Geçen hafta sonu (Cumartesi-Pazar) AK Parti Genel Merkez İnsan Hakları Başkanlığı birimi olarak Genel Başkan Yardımcımız Ayhan Sefer Üstün’le Ağrı’daydık.
Ağrı, benim ata yurdum.
Akrabalarımın kahir ekseriyeti Ağrı’da yaşıyorlar.
Adıyaman/Kâhta’da muhacir bir babanın çocuğu olarak dünyaya gelmişim.
Ağrı bizim yüreğimizin bir parçası.
Adıyaman’da iken Ağrılı bilinirdik.
Ağrı’da ise Adıyamanlı.
Ben de Ağrıyamanlı diye niteledim kendimi.
Ağrı’daki son siyasi süreç, yani PKK/HDP canibinin üstünlük kazanması hep yüreğimde bir ağrı olarak duruyordu.
Ağrı’yı, ata yurdumu gördükten sonra anladım ki Ağrı tekrar özüne dönüyor.
Ağrı’daki siyasi iklim değişmiş.
Süreç içinde daha bir değişeceğe benziyor.

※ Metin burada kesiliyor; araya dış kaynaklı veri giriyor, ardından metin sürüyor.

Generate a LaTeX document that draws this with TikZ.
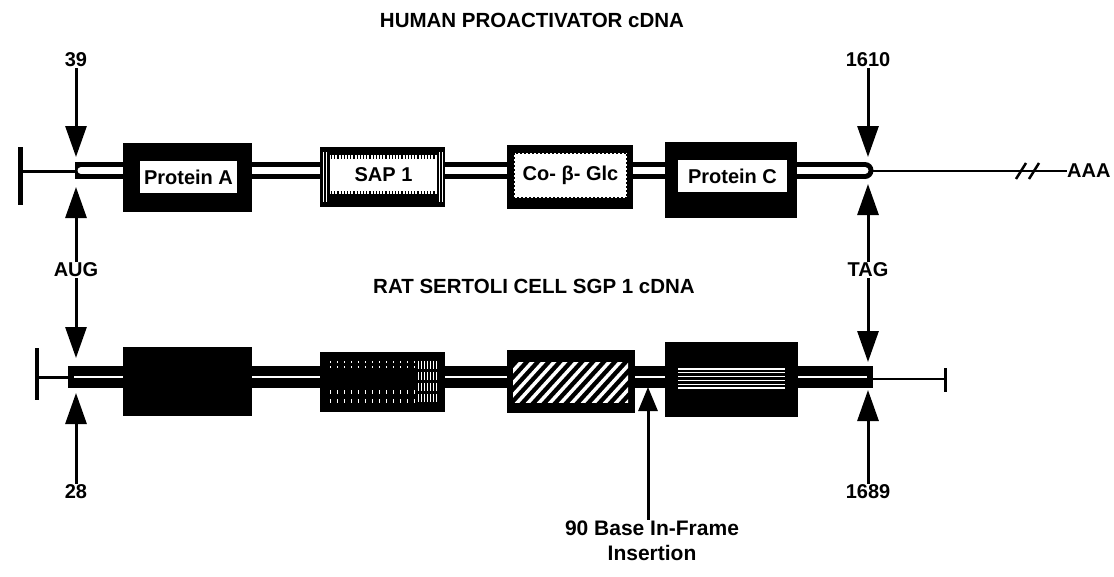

AK Parti İl ve Merkez İlçe Teşkilatımızı çok diri buldum.
Esnaf ziyaretlerinde Ağrılı hemşehrilerimin gözlerindeki sevgiyi ve sevinci görmek daha bir mutlu etti beni.
Ağrı’da tekrar güçlü bir biçimde AK Parti rüzgârı esmeye başlamış.
Teşkilatımız güçlü bir biçimde yeniden yapılandırılmış ve herkes üstüne düşeni fazlasıyla yapıyor.
HDP’nin baraj altı kalması halinde silahların yeniden konuşacağı korkusuyla, bir başka deyişle kalıcı bir barış siyaset yoluyla gerçekleşir belki umuduyla HDP’ye oy veren Ağrı halkı yaşanan son gelişmelerden sonra kanaatini büyük ölçüde değiştirmişe benziyor.
Hala PKK’nın korkusu yok değil.
Zaten HDP gücünü bu PKK korkusundan alıyor.
Normal demokratik koşullarda, yani PKK’nın silahlarının devrede olmadığı bir ortamda yapılacak seçimde HDP’nin AK Parti karşısında siyaseten ezilip gideceğine hiç kuşku yok.
Mevcut şartlarda bile iddiam o ki, yapılacak genel bir seçimde HDP asla barajı aşamaz. Yüzde 5-6 civarında oy alması bile kendisi için ciddi bir kazanç olur.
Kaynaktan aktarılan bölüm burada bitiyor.